-- Material start --

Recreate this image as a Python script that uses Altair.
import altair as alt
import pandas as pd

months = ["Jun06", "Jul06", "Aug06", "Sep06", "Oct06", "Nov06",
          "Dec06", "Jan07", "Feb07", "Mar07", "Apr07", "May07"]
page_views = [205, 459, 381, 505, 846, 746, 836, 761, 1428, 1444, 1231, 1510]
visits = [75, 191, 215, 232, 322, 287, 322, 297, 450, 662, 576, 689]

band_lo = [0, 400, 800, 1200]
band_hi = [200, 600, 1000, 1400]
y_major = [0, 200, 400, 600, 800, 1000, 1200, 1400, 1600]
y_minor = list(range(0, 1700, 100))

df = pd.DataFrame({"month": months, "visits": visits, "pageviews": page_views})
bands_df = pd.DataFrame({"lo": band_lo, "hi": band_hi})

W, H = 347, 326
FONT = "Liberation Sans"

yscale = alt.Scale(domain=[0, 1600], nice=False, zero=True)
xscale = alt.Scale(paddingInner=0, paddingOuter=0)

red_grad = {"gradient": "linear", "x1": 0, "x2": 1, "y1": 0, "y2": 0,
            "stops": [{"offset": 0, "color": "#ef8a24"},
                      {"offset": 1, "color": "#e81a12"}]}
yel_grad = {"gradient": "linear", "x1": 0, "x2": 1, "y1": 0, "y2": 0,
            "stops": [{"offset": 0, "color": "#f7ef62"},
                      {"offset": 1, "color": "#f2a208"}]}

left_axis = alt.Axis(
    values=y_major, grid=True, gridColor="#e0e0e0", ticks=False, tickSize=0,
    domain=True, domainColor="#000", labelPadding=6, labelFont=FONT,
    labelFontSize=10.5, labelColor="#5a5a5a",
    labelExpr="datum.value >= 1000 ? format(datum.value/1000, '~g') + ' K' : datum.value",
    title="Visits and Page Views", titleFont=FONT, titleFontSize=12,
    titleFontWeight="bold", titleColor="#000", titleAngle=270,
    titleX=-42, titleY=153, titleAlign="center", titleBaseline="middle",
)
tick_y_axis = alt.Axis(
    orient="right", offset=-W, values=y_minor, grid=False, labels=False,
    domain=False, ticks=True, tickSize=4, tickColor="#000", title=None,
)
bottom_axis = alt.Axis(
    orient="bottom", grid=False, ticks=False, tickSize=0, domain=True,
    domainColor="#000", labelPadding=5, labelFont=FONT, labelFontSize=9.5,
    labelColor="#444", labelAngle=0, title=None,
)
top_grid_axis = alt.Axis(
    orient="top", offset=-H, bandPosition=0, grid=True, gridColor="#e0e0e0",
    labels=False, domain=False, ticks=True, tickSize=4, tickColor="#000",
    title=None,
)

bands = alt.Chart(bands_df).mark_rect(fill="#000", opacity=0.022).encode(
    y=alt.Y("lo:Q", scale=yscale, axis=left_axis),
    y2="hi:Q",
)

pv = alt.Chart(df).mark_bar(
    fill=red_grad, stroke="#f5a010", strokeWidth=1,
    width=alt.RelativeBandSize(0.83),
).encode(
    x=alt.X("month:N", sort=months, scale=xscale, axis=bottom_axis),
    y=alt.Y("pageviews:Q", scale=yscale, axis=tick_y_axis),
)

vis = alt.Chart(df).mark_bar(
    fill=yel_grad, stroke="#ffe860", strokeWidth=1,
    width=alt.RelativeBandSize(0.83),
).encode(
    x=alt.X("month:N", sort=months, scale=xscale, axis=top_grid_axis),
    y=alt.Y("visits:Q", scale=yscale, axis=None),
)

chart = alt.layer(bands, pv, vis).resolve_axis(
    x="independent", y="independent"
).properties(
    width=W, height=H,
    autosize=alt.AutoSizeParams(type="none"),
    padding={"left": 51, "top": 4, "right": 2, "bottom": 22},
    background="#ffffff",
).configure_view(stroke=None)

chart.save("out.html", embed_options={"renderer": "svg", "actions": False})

-- Material end --

__Exercise__
Set down, exactly as written, each line of the data from its opening line through the one containing "y_minor = list(range(0, 1700, 100))". Output nothing more.

__Complete response__
Recreate this image as a Python script that uses Altair.
import altair as alt
import pandas as pd

months = ["Jun06", "Jul06", "Aug06", "Sep06", "Oct06", "Nov06",
          "Dec06", "Jan07", "Feb07", "Mar07", "Apr07", "May07"]
page_views = [205, 459, 381, 505, 846, 746, 836, 761, 1428, 1444, 1231, 1510]
visits = [75, 191, 215, 232, 322, 287, 322, 297, 450, 662, 576, 689]

band_lo = [0, 400, 800, 1200]
band_hi = [200, 600, 1000, 1400]
y_major = [0, 200, 400, 600, 800, 1000, 1200, 1400, 1600]
y_minor = list(range(0, 1700, 100))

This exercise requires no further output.